もう一度群生が見られるのかどうかは、自然相手のことであり予測不能であるが、一部でも復活してくれれば、見る方としては楽しみが増えるということだろう。
回遊方式の道が造られており、至る所に石仏が見られるが、仏典に基づく各種の仏の像で、面白い姿をした石像が見られる他の寺の石像とは違った趣が得られたが、何よりの収穫は偶然”おびんづる(御賓頭廬)さま”の石像に気付き写真が撮れたことである。これは他の文書で使いたい写真ということで、見つけたら撮りに行こうと思っていたものだけに、ここで手に入れられるとは思ってもいなかったものである。
寺の門前に立った時、左手に高架の上を走る電車が見えたので、御朱印を戴く時に門の前の道をまっすぐに行くと京急三崎口駅に出るんですかとお伺いしたところ、そうですということなので、「来る時は”半次”から坂を下って来たんですが、登は避けたいと思っていたので……」、「ここは谷底ですから坂が多いです……」ということなので、兎に、角鉄橋を目指した歩いていたら開発された新興住宅地に続いてマンション群があらわれ、あっという間に駅に着いてしまった。
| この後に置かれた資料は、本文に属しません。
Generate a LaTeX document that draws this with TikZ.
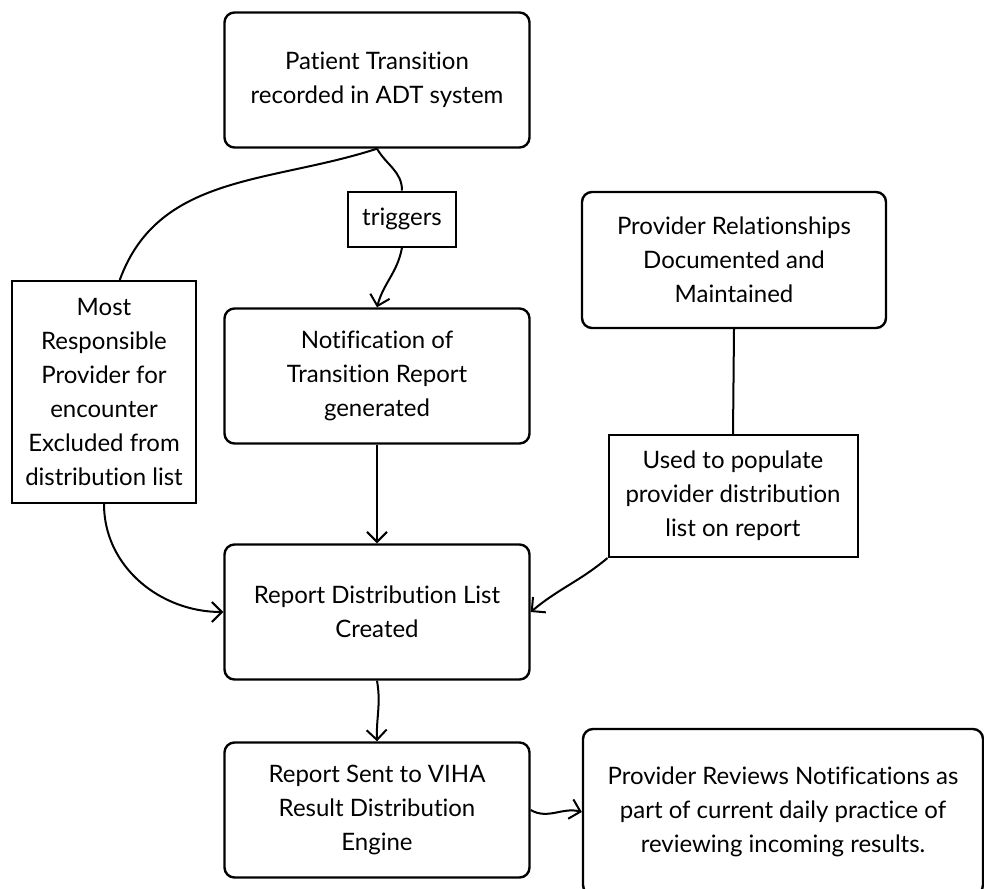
\documentclass[tikz,border=0pt]{standalone}
\usepackage{fontspec}
\setmainfont{Lato}[Ligatures=NoCommon]
\usetikzlibrary{arrows.meta}

\begin{document}
\begin{tikzpicture}[x=0.5pt, y=0.5pt,
      box/.style={draw, line width=1.2pt, rounded corners=5pt, align=center,
         minimum width=152.5pt, minimum height=67.5pt},
      lbl/.style={draw, line width=1pt, fill=white, align=center, inner sep=2pt},
      link/.style={line width=1pt, -{Straight Barb[length=5pt, width=10pt]}},
      plain/.style={line width=1pt},
      font=\fontsize{12}{17}\selectfont]
   \useasboundingbox (0,0) rectangle (984,-888);
   % Process boxes
   \node[box] (adt) at (377,-80) {Patient Transition\\recorded in ADT system};
   \node[box] (note) at (377,-376) {Notification of\\Transition Report\\generated};
   \node[box, minimum width=152pt, minimum height=68pt] (prov) at (734,-260)
      {Provider Relationships\\Documented and\\Maintained};
   \node[box] (dist) at (377,-612) {Report Distribution List\\Created};
   \node[box] (sent) at (377,-810) {Report Sent to VIHA\\Result Distribution\\Engine};
   \node[box, minimum width=200pt, minimum height=83pt] (review) at (783,-812)
      {Provider Reviews Notifications as\\part of current daily practice of\\reviewing incoming results.};
   % Edge labels
   \node[lbl, minimum width=54pt, minimum height=27.5pt] (trig) at (402,-219) {triggers};
   \node[lbl, minimum width=92pt, minimum height=111pt] (most) at (104,-392)
      {Most\\Responsible\\Provider for\\encounter\\Excluded from\\distribution list};
   \node[lbl, minimum width=124.5pt, minimum height=61pt] (used) at (733,-496)
      {Used to populate\\provider distribution\\list on report};
   % Connectors
   \draw[plain] (adt.south) to[out=-60, in=90] (trig.north);
   \draw[link] (trig.south) to[out=-100, in=75] (note.north);
   \draw[plain] (adt.south) to[out=198, in=70] (most.82);
   \draw[link] (most.south) to[out=-90, in=180] (dist.west);
   \draw[link] (note.south) -- (dist.north);
   \draw[plain] (prov.south) -- (used.north);
   \draw[link] (used.south west) to[out=-140, in=40] (dist.east);
   \draw[link] (dist.south) to[out=-80, in=92] (sent.north);
   \draw[link] (sent.east) to[out=-30, in=165] (review.west);
\end{tikzpicture}
\end{document}
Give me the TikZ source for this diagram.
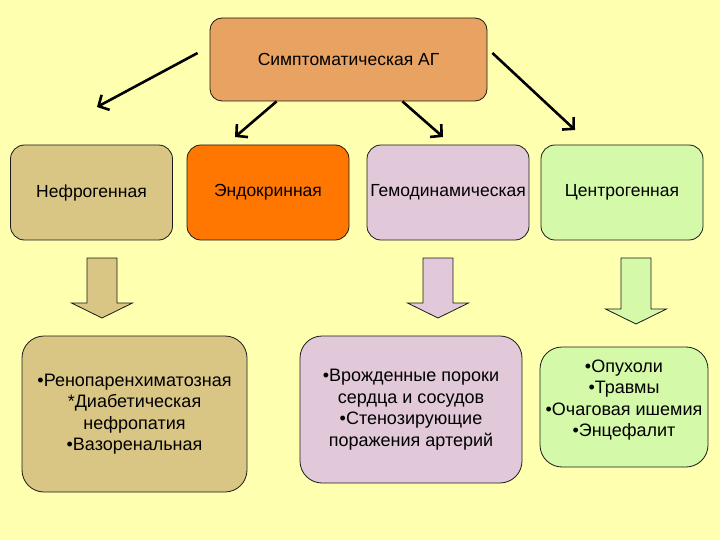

案内にいう15分は、どうやらこの道程を辿るための時間だったようである。宅地開発のために道程が短くなったとすると、喜ぶべきことか否かは不明である。しかし、来る時は”半次”経由で来ることをお奨めしたい。さもないと歩数が稼げない。当日の歩行数10,978歩。歩いたなという気持ちからすると、何これだけという感じである。尚、寺の紹介は頂戴した二つ折りの記載内容を流用させていただいた。